Search the material for the string "Clone" and copy each line where it occurs.

::: Data for this exercise :::

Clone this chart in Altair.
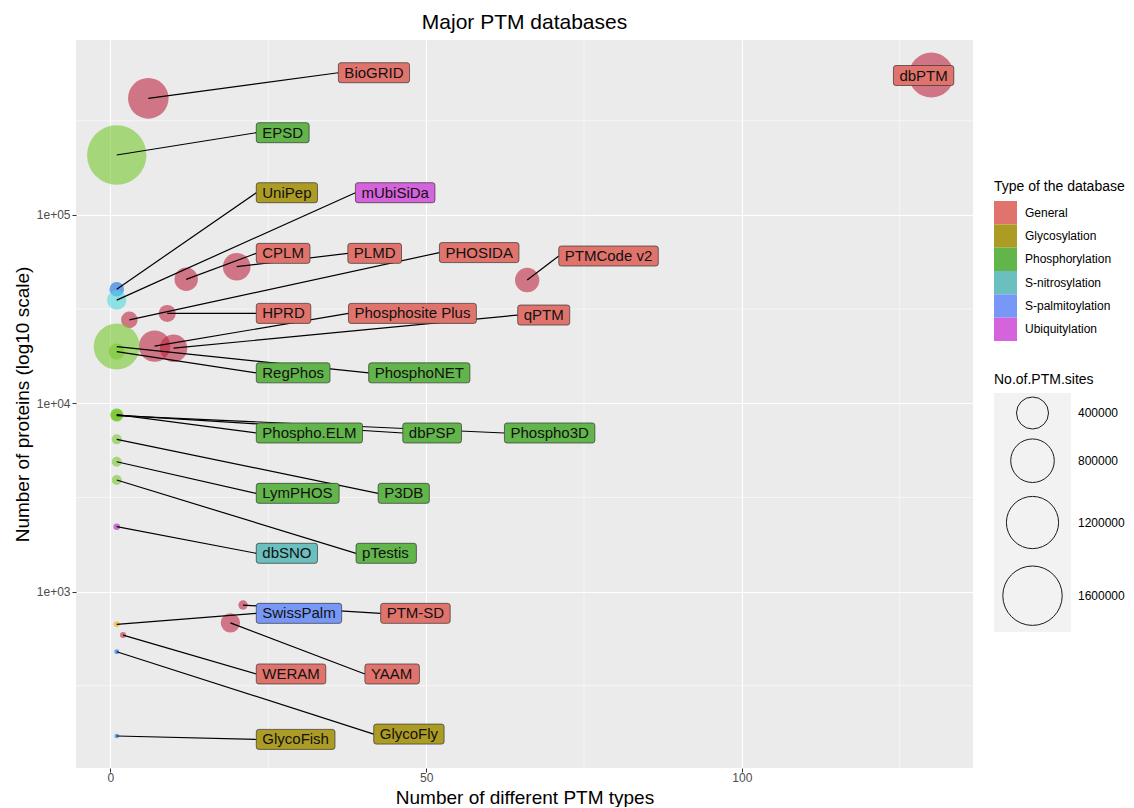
import altair as alt
import pandas as pd

FONT = "Liberation Sans, Arial, Helvetica, sans-serif"

# ---------------- data ----------------
names = ["BioGRID", "EPSD", "UniPep", "mUbiSiDa", "CPLM", "PLMD", "PHOSIDA", "PTMCode v2",
         "HPRD", "Phosphosite Plus", "qPTM", "RegPhos", "PhosphoNET", "Phospho.ELM", "dbPSP",
         "Phospho3D", "LymPHOS", "P3DB", "dbSNO", "pTestis", "SwissPalm", "PTM-SD", "WERAM",
         "YAAM", "GlycoFly", "GlycoFish", "dbPTM"]
db_type = ["General", "Phosphorylation", "Glycosylation", "Ubiquitylation", "General", "General",
           "General", "General", "General", "General", "General", "Phosphorylation",
           "Phosphorylation", "Phosphorylation", "Phosphorylation", "Phosphorylation",
           "Phosphorylation", "Phosphorylation", "S-nitrosylation", "Phosphorylation",
           "S-palmitoylation", "General", "General", "General", "Glycosylation", "Glycosylation",
           "General"]
point_group = ["General", "Phosphorylation", "S-palmitoylation", "S-nitrosylation", "General",
               "General", "General", "General", "General", "General", "General", "Phosphorylation",
               "Phosphorylation", "Phosphorylation", "Phosphorylation", "Phosphorylation",
               "Phosphorylation", "Phosphorylation", "Ubiquitylation", "Phosphorylation",
               "Glycosylation", "General", "General", "General", "S-palmitoylation",
               "S-palmitoylation", "General"]
ptm_types = [6, 1, 1, 1, 12, 20, 3, 66, 9, 7, 10, 1, 1, 1, 1, 1, 1, 1, 1, 1, 1, 21, 2, 19, 1, 1, 130]
proteins = [416000, 208000, 40300, 35300, 45500, 53100, 27700, 45100, 30000, 20100, 19600,
            18800, 20000, 8700, 8650, 8600, 4890, 6430, 2210, 3910, 670, 848, 587, 682, 479,
            171, 553000]
sites = [683000, 1600000, 64000, 127000, 196000, 286000, 87600, 216000, 92800, 383000, 281000,
         80000, 904000, 40000, 52000, 30000, 24000, 24000, 5900, 24000, 3800, 20000, 3800,
         127000, 840, 100, 861000]
label_x = [36.1, 23.1, 23.1, 38.8, 23.1, 37.6, 52.1, 71.0, 23.1, 37.7, 64.5, 23.1, 40.9, 23.1,
           46.3, 62.4, 23.1, 42.4, 23.1, 38.9, 23.1, 42.8, 23.1, 40.3, 41.7, 23.1, 124.0]
label_y = [569000, 273300, 131200, 131200, 62500, 62500, 63100, 60500, 30000, 30000, 29400,
           14500, 14500, 6950, 6950, 6950, 3323, 3323, 1596, 1596, 766, 766, 365, 365, 175,
           164, 550000]

types = ["General", "Glycosylation", "Phosphorylation", "S-nitrosylation", "S-palmitoylation",
         "Ubiquitylation"]
label_fill = ["#E0746C", "#AD9C24", "#62B54A", "#6BBFBF", "#7898F8", "#D563DC"]
point_fill = ["#BE2641", "#F3B100", "#76C82F", "#50D9E1", "#166CE6", "#B020C0"]
legend_sites = [400000, 800000, 1200000, 1600000]
minor_x = [25, 75, 125]
minor_y = [316.2, 3162, 31623, 316228]

# ---------------- label boxes (width from text metrics) ----------------
AFM = {"A": 667, "B": 667, "C": 722, "D": 722, "E": 667, "F": 611, "G": 778, "H": 722,
       "I": 278, "L": 556, "M": 833, "N": 722, "O": 778, "P": 667, "R": 722, "S": 667,
       "T": 611, "U": 722, "W": 944, "Y": 667, "a": 556, "b": 556, "c": 500, "d": 556,
       "e": 556, "f": 278, "g": 556, "h": 556, "i": 222, "l": 222, "m": 833, "n": 556,
       "o": 556, "p": 556, "q": 556, "s": 500, "t": 278, "u": 556, "v": 500, "w": 722,
       "y": 500, "2": 556, "3": 556, " ": 278, ".": 278, "-": 333}
LABEL_FS = 15
PAD = 6


def box_path(s):
    w = sum(AFM.get(c, 556) for c in s) * LABEL_FS / 1000 + 2 * PAD
    h, r = 10, 2.5
    f = lambda v: f"{v:.2f}"
    return (f"M{f(r)},{f(-h)} L{f(w - r)},{f(-h)} Q{f(w)},{f(-h)} {f(w)},{f(-h + r)} "
            f"L{f(w)},{f(h - r)} Q{f(w)},{f(h)} {f(w - r)},{f(h)} L{f(r)},{f(h)} "
            f"Q0,{f(h)} 0,{f(h - r)} L0,{f(-h + r)} Q0,{f(-h)} {f(r)},{f(-h)} Z")


df = pd.DataFrame({
    "name": names, "type": db_type, "pgroup": point_group, "ptm": ptm_types,
    "proteins": proteins, "sites": sites, "lx": label_x, "ly": label_y,
})
df["box"] = [box_path(n) for n in names]

# ---------------- scales / axes ----------------
X_TITLE = "Number of different PTM types"
Y_TITLE = "Number of proteins (log10 scale)"
PLOT_W, PLOT_H = 897, 728
xscale = alt.Scale(domain=[-5.45, 136.6], nice=False, zero=False)
yscale = alt.Scale(type="log", domain=[115.6, 849000], nice=False)
# Vega symbol size = area of bounding square
size_scale = alt.Scale(type="pow", exponent=0.903, domain=[0, 1600000], range=[21.1, 3528])
fill_scale = alt.Scale(domain=types, range=label_fill)
pfill_scale = alt.Scale(domain=types, range=point_fill)

axis_common = dict(grid=True, gridColor="white", gridWidth=1.1, domain=False, ticks=True,
                   tickColor="#333333", tickSize=4, tickWidth=1, labelColor="#4D4D4D",
                   labelFontSize=12, labelFont=FONT, titleFont=FONT, titleFontSize=19,
                   titleFontWeight="normal", titleColor="black")
xaxis = alt.Axis(values=[0, 50, 100], title=X_TITLE, titlePadding=5, labelPadding=0,
                 labelFlush=False, **axis_common)
yaxis = alt.Axis(values=[1000, 10000, 100000], title=Y_TITLE, titlePadding=4, labelPadding=2,
                 labelExpr="replace(format(datum.value, '.0e'), 'e+', 'e+0')", **axis_common)

# ---------------- main panel ----------------
gx = alt.Chart(pd.DataFrame({"v": minor_x})).mark_rule(color="white", strokeWidth=0.55).encode(
    x=alt.X("v:Q", scale=xscale, axis=xaxis, title=X_TITLE))
gy = alt.Chart(pd.DataFrame({"v": minor_y})).mark_rule(color="white", strokeWidth=0.55).encode(
    y=alt.Y("v:Q", scale=yscale, axis=yaxis, title=Y_TITLE))

base = alt.Chart(df)
points = base.mark_circle(opacity=0.6).encode(
    x=alt.X("ptm:Q", scale=xscale, title=X_TITLE),
    y=alt.Y("proteins:Q", scale=yscale, title=Y_TITLE),
    size=alt.Size("sites:Q", scale=size_scale, legend=None),
    color=alt.Color("pgroup:N", scale=pfill_scale, legend=None),
)
segs = base.mark_rule(color="black", strokeWidth=1.2).encode(
    x=alt.X("ptm:Q", scale=xscale, title=X_TITLE),
    y=alt.Y("proteins:Q", scale=yscale, title=Y_TITLE),
    x2="lx:Q", y2="ly:Q",
)
boxes = base.mark_point(filled=True, opacity=1, stroke="#333333", strokeWidth=0.7).encode(
    x=alt.X("lx:Q", scale=xscale, title=X_TITLE),
    y=alt.Y("ly:Q", scale=yscale, title=Y_TITLE),
    shape=alt.Shape("box:N", scale=None),
    size=alt.value(4),
    fill=alt.Fill("type:N", scale=fill_scale, legend=None),
)
texts = base.mark_text(align="left", baseline="middle", dx=PAD, fontSize=LABEL_FS, font=FONT,
                       color="#111111").encode(
    x=alt.X("lx:Q", scale=xscale, title=X_TITLE),
    y=alt.Y("ly:Q", scale=yscale, title=Y_TITLE),
    text="name:N",
)

main = alt.layer(gx, gy, points, segs, boxes, texts).properties(
    width=PLOT_W, height=PLOT_H,
    title=alt.Title("Major PTM databases", fontSize=21, font=FONT, fontWeight="normal",
                    color="black", anchor="middle", frame="group", offset=7),
    view=alt.ViewBackground(fill="#EBEBEB", stroke=None),
)

# ---------------- legend panel ----------------
tdf = pd.DataFrame({"type": types})
band = alt.Scale(domain=types, range=[161, 301], paddingInner=0, paddingOuter=0)
key_rects = alt.Chart(tdf).mark_rect().encode(
    x=alt.value(0), x2=alt.value(23),
    y=alt.Y("type:N", scale=band, axis=None),
    fill=alt.Fill("type:N", scale=fill_scale, legend=None),
)
key_labels = alt.Chart(tdf).mark_text(align="left", baseline="middle", fontSize=12, font=FONT,
                                      color="black").encode(
    x=alt.value(31), y=alt.Y("type:N", scale=band, axis=None), text="type:N")

one = pd.DataFrame({"t": ["Type of the database", "No.of.PTM.sites"], "k": [0, 1]})
title1 = alt.Chart(one).transform_filter("datum.k == 0").mark_text(
    align="left", baseline="middle", fontSize=14, font=FONT, color="black").encode(
    x=alt.value(0), y=alt.value(147), text="t:N")
title2 = alt.Chart(one).transform_filter("datum.k == 1").mark_text(
    align="left", baseline="middle", fontSize=14, font=FONT, color="black").encode(
    x=alt.value(0), y=alt.value(340), text="t:N")
bg = alt.Chart(one).transform_filter("datum.k == 1").mark_rect(color="#F2F2F2").encode(
    x=alt.value(0), x2=alt.value(77), y=alt.value(353), y2=alt.value(592))

sdf = pd.DataFrame({"sites": legend_sites})
ypos = alt.Scale(type="pow", exponent=1.5, domain=[0, 1600000], range=[346.9, 555.7])
circles = alt.Chart(sdf).mark_point(shape="circle", filled=False, color="#1A1A1A",
                                    strokeWidth=1, opacity=1).encode(
    x=alt.value(38.5),
    y=alt.Y("sites:Q", scale=ypos, axis=None),
    size=alt.Size("sites:Q", scale=size_scale, legend=None),
)
size_labels = alt.Chart(sdf).mark_text(align="left", baseline="middle", fontSize=12, font=FONT,
                                       color="black").encode(
    x=alt.value(84), y=alt.Y("sites:Q", scale=ypos, axis=None),
    text=alt.Text("sites:Q", format="d"))

legend = alt.layer(key_rects, key_labels, title1, title2, bg, circles, size_labels).resolve_scale(
    y="independent").properties(width=130, height=PLOT_H)

chart = alt.hconcat(main, legend, spacing=21, bounds="flush").resolve_scale(
    x="independent", y="independent", size="independent", color="independent",
    fill="independent",
).properties(
    padding={"left": 5, "top": 3, "right": 0, "bottom": 0},
    background="white",
).configure_view(stroke=None)

chart.save("out.html", embed_options={"renderer": "svg", "actions": False})
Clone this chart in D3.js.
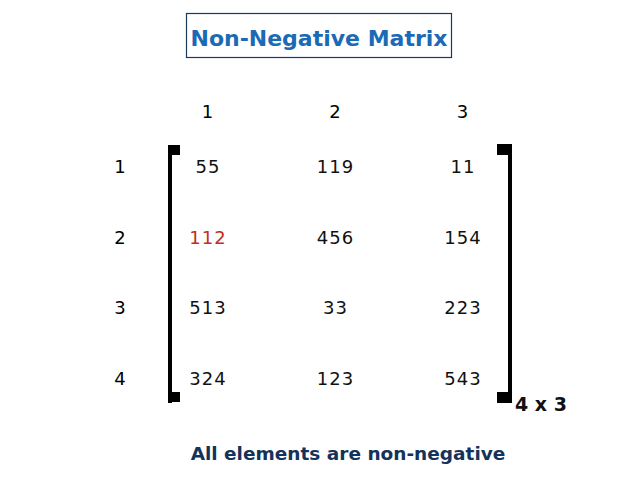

:::

# Output below:
Clone this chart in Altair.
Clone this chart in D3.js.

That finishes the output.